Born Moses Hilkowitz in Riga, Latvia, on August 1, 1869, he emigated to the United States in 1886. He helped to found the United Hebrew Trades, a garment workers' union formed in 1888, while writing for the Arbeiter Zeitung, a Yiddish-language newspaper. He later graduated from New York University Law School in 1893.
Hillquit led the departure of the "constitutional" socialists from Daniel De Leon's Socialist Labor Party in 1899 helping to form what later became the Socialist Party of America. A foremost theoretician of that party, along with Victor Berger, he clashed with Eugene V. Debs over the Socialist Party's electoral politics and policies toward the American Federation of Labor.

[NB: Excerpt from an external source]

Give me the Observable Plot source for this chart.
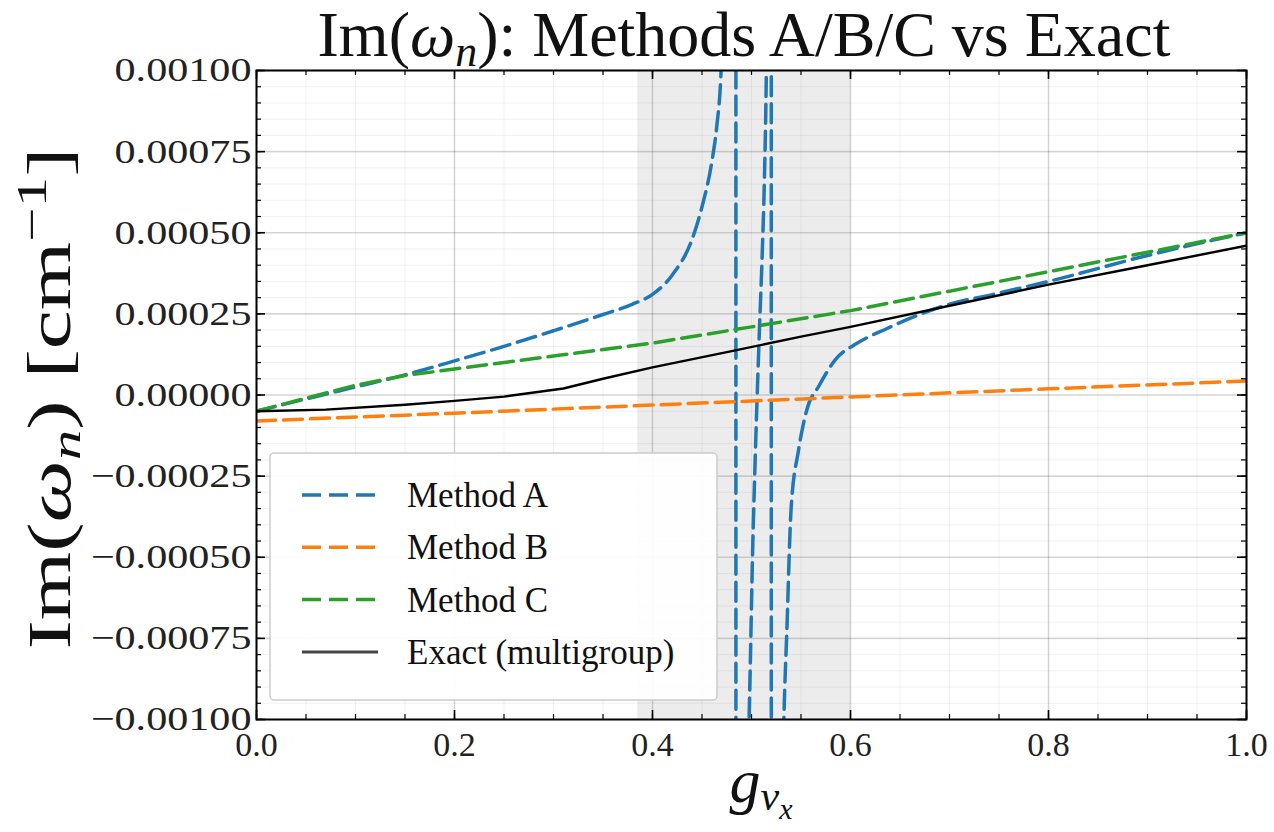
<!DOCTYPE html>
<html><head><meta charset="utf-8">
<script src="https://cdn.jsdelivr.net/npm/d3@7"></script>
<script src="https://cdn.jsdelivr.net/npm/@observablehq/plot@0.6"></script>
<style>
body{margin:0;background:#fff;}
#chart{position:relative;width:1274px;height:832px;}
</style>
</head><body><div id="chart"></div>
<script>
// ---- Data ----
const seriesNames = ["Method A", "Method B", "Method C", "Exact (multigroup)"];
const seriesColors = ["#1f77b4", "#ff7f0e", "#2ca02c", "#000000"];

const methodA_g = [0, 0.05, 0.1, 0.15, 0.2, 0.25, 0.3, 0.35, 0.38, 0.4, 0.42, 0.44, 0.45, 0.46, 0.465, 0.469, 0.474, 0.479, 0.483, 0.484,
  0.4845, 0.488, 0.492, 0.495, 0.497, 0.499, 0.501, 0.504, 0.508, 0.511, 0.513, 0.515, 0.517, 0.519, 0.5198,
  0.5202, 0.524, 0.528, 0.532, 0.536, 0.54, 0.5475, 0.5555, 0.5685, 0.585, 0.607, 0.637, 0.663, 0.7, 0.744, 0.8, 0.9, 1.0];
const methodA_im = [-0.00005, -0.000012, 0.000025, 0.000062, 0.000105, 0.00015, 0.000198, 0.000248, 0.00028, 0.00031, 0.00037, 0.00048, 0.00058, 0.00072, 0.00083, 0.00098, 0.0015, 0.003, 0.01, 0.05,
  -0.05, -0.006, -0.0025, -0.0016, -0.0011, -0.0008, -0.0005, -0.00017, 0.0002, 0.00045, 0.00066, 0.001, 0.0017, 0.005, 0.05,
  -0.05, -0.006, -0.002, -0.0011, -0.0007, -0.00035, -0.00017, -0.00005, 0.00003, 0.00011, 0.00016, 0.000205, 0.00024, 0.00028, 0.00031, 0.00035, 0.00043, 0.0005];

const methodB_g = [0, 0.2, 0.4, 0.6, 0.8, 1.0];
const methodB_im = [-0.00008, -0.000056, -0.000031, -0.000006, 0.000019, 0.000043];

const methodC_g = [0, 0.05, 0.1, 0.15, 0.2, 0.3, 0.4, 0.5, 0.6, 0.7, 0.8, 0.9, 1.0];
const methodC_im = [-0.00005, -0.00001, 0.00003, 0.00006, 0.00008, 0.00012, 0.00016, 0.00021, 0.00026, 0.00032, 0.00038, 0.00044, 0.0005];

const exact_g = [0, 0.07, 0.15, 0.2, 0.25, 0.31, 0.35, 0.4, 0.48, 0.55, 0.6, 0.7, 0.8, 0.9, 1.0];
const exact_im = [-0.00005, -0.000045, -0.00003, -0.000018, -0.000005, 0.00002, 0.00005, 0.000085, 0.000135, 0.00018, 0.00021, 0.000275, 0.00034, 0.0004, 0.00046];

const shadedBand = [0.385, 0.6];
const xTicks = [0, 0.2, 0.4, 0.6, 0.8, 1.0];
const xMinorTicks = d3.range(0, 1.0001, 0.05);
const yTicks = [-0.001, -0.00075, -0.0005, -0.00025, 0, 0.00025, 0.0005, 0.00075, 0.001];
const yMinorTicks = d3.range(-0.001, 0.0010001, 0.00005);

const titleText = "Methods A/B/C vs Exact";

// ---- Build table ----
function rows(name, xs, ys) { return xs.map((g, i) => ({series: name, g, im: ys[i]})); }
const dataA = rows(seriesNames[0], methodA_g, methodA_im);
const dataB = rows(seriesNames[1], methodB_g, methodB_im);
const dataC = rows(seriesNames[2], methodC_g, methodC_im);
const dataE = rows(seriesNames[3], exact_g, exact_im);

const W = 1274, H = 832;
const mL = 256, mR = 28, mT = 70, mB = 113;
const frameH = H - mT - mB, frameW = W - mL - mR;
const font = "Liberation Serif, Times New Roman, serif";
const dash = "19,8";
const yFmt = d3.format(".5f");

const plot = Plot.plot({
  width: W, height: H,
  marginLeft: mL, marginRight: mR, marginTop: mT, marginBottom: mB,
  style: {fontFamily: font, background: "#fff", overflow: "visible"},
  x: {domain: [0, 1]},
  y: {domain: [-0.001, 0.001]},
  marks: [
    Plot.gridX(xMinorTicks, {stroke: "#000", strokeOpacity: 0.06, strokeWidth: 1}),
    Plot.gridY(yMinorTicks, {stroke: "#000", strokeOpacity: 0.06, strokeWidth: 1}),
    Plot.gridX(xTicks, {stroke: "#000", strokeOpacity: 0.13, strokeWidth: 1.6}),
    Plot.gridY(yTicks, {stroke: "#000", strokeOpacity: 0.13, strokeWidth: 1.6}),
    Plot.rect([shadedBand], {x1: d => d[0], x2: d => d[1], fill: "#808080", fillOpacity: 0.15}),
    Plot.line(dataA, {x: "g", y: "im", stroke: seriesColors[0], strokeWidth: 3.5, strokeDasharray: dash, curve: "monotone-x", clip: true}),
    Plot.line(dataB, {x: "g", y: "im", stroke: seriesColors[1], strokeWidth: 3.5, strokeDasharray: dash, clip: true}),
    Plot.line(dataC, {x: "g", y: "im", stroke: seriesColors[2], strokeWidth: 3.5, strokeDasharray: dash, clip: true}),
    Plot.line(dataE, {x: "g", y: "im", stroke: seriesColors[3], strokeWidth: 2.4, clip: true}),
    // inward ticks
    Plot.tickX(xTicks, {x: d => d, insetTop: frameH - 9, stroke: "#000", strokeWidth: 1.6}),
    Plot.tickX(xTicks, {x: d => d, insetBottom: frameH - 9, stroke: "#000", strokeWidth: 1.6}),
    Plot.tickX(xMinorTicks, {x: d => d, insetTop: frameH - 5, stroke: "#000", strokeWidth: 1.2}),
    Plot.tickX(xMinorTicks, {x: d => d, insetBottom: frameH - 5, stroke: "#000", strokeWidth: 1.2}),
    Plot.tickY(yTicks, {y: d => d, insetRight: frameW - 9, stroke: "#000", strokeWidth: 1.6}),
    Plot.tickY(yTicks, {y: d => d, insetLeft: frameW - 9, stroke: "#000", strokeWidth: 1.6}),
    Plot.tickY(yMinorTicks, {y: d => d, insetRight: frameW - 5, stroke: "#000", strokeWidth: 1.2}),
    Plot.tickY(yMinorTicks, {y: d => d, insetLeft: frameW - 5, stroke: "#000", strokeWidth: 1.2}),
    Plot.frame({stroke: "#000", strokeWidth: 2}),
    Plot.axisX(xTicks, {tickSize: 0, tickPadding: 12, tickFormat: d3.format(".1f"), fontSize: 34, label: null, fill: "#222"}),
    Plot.axisY(yTicks, {tickSize: 0, tickPadding: 5, tickFormat: yFmt, fontSize: 34, label: null, fill: "#222"})
  ]
});

document.getElementById("chart").appendChild(plot);
const svg = d3.select(plot);
// widen y tick labels to match the reference's typeface width (anchored at their right end)
const yLabelSet = new Set(yTicks.map(yFmt));
svg.selectAll("text").each(function () {
  if (!yLabelSet.has(this.textContent.trim())) return;
  const tr = this.getAttribute("transform") || "";
  this.setAttribute("transform", `${tr} scale(1.24,1)`);
});
const xs = plot.scale("x"), ys = plot.scale("y");
const cx = (xs.apply(0) + xs.apply(1)) / 2;
const cy = (ys.apply(-0.001) + ys.apply(0.001)) / 2;

// Title
const t = svg.append("text").attr("x", cx - 7).attr("y", 56).attr("text-anchor", "middle")
  .attr("font-family", font).attr("font-size", 64).attr("fill", "#111");
t.append("tspan").text("Im(");
t.append("tspan").attr("font-style", "italic").text("ω");
t.append("tspan").attr("font-style", "italic").attr("font-size", 44).attr("dy", 10).text("n");
t.append("tspan").attr("dy", -10).text("): " + titleText);

// Y label
const yl = svg.append("text").attr("transform", `translate(70,${cy + 4}) rotate(-90) scale(1.42,1)`).attr("text-anchor", "middle")
  .attr("font-family", font).attr("font-size", 62).attr("fill", "#111");
yl.append("tspan").text("Im(");
yl.append("tspan").attr("font-style", "italic").text("ω");
yl.append("tspan").attr("font-style", "italic").attr("font-size", 43).attr("dy", 10).text("n");
yl.append("tspan").attr("dy", -10).text(") [cm");
yl.append("tspan").attr("font-size", 43).attr("dy", -24).text("−1");
yl.append("tspan").attr("dy", 24).text("]");

// X label
const xl = svg.append("text").attr("x", cx + 10).attr("y", 802).attr("text-anchor", "middle")
  .attr("font-family", font).attr("font-size", 62).attr("fill", "#111").attr("font-style", "italic");
xl.append("tspan").text("g");
xl.append("tspan").attr("font-size", 42).attr("dy", 8).text("ν");
xl.append("tspan").attr("font-size", 30).attr("dy", 9).text("x");

// Legend
const lg = svg.append("g").attr("transform", `translate(${mL + 14},${mT + 383})`);
lg.append("rect").attr("width", 447).attr("height", 247).attr("rx", 4)
  .attr("fill", "#fff").attr("fill-opacity", 0.92).attr("stroke", "#cccccc").attr("stroke-width", 1.5);
seriesNames.forEach((name, i) => {
  const yy = 42 + i * 52.3;
  const ln = lg.append("line").attr("x1", 32).attr("x2", 108).attr("y1", yy).attr("y2", yy)
    .attr("stroke", seriesColors[i]).attr("stroke-width", i === 3 ? 3 : 3.5);
  if (i !== 3) ln.attr("stroke-dasharray", dash);
  else ln.attr("stroke", "#444");
  lg.append("text").attr("x", 137).attr("y", yy + 12).attr("text-anchor", "start").attr("font-family", font)
    .attr("font-size", 35).attr("fill", "#111").text(name);
});
</script>
</body></html>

In 1904, he attended the International Socialist Conference at Amsterdam and was involved in moving the proposed Anti-Immigration Resolution, which opposed any legislation which forbade or hindered the immigration of foreign working men, some of which were forced by misery to migrate. However, following "further consideration of the fact that workingmen of backward races (Chinese, Negroes, etc.) are often imported by capitalists to keep down the native workingmen by means of cheap labour, which constitutes a willing object of exploitation, lives in an ill-concealed state of slavery" as something which should be combatted by Social Democracy "with all its energy."
Along with Victor Berger he led the more conservative wing of the Socialist Party, though he split with Berger over support for the United States' participation in World War I. He nevertheless backed Debs, Berger and other socialists charged with espionage for opposing the war. "National feeling," he exclaimed in November 1914, "stands for existence primarily, for the chance to earn a livelihood. It stands for everything we hold dear--home, language, family, and friends. The working man has a country as well as a class. Even before he has a class." Hillquit's staunch jingoism and support for the war prompted Socialist Party member George Herron to proclaim himself "sick unto death" over the "moral failure" of the German comrades. Likewise, Socialist William English Walling proposed to the Party that Hillquist be expelled for his "nationalistic" tendency.
Twice he ran for Mayor of New York and on five occasions for Congress. An unsuccessful run for Mayor in 1917 was based on an anti-war platform that attracted support from some parts of the Irish and German community, but frightened some elements in the Jewish community who feared an anti-Semitic patriotic backlash. He received 22% of the citywide vote, just behind the incumbent mayor, and took 31% of the Bronx's vote. His campaign, and the election of Congressman Meyer London from the Lower East Side in 1915, 1917 and 1921 †, marked in many ways the high point for socialist politics in New York City. In 1932, shortly before his death, Hillquit received over one-eighth of the vote in his second campaign for Mayor.
One of the buildings of the East River Housing Corporation, a housing cooperative started by the International Ladies' Garment Workers' Union in Cooperative Village on the Lower East Side, is named after him.
† (The only other Socialist Party candidate ever elected to Congress was Victor Berger of Milwaukee, Wisconsin at various times between 1910 and 1926.)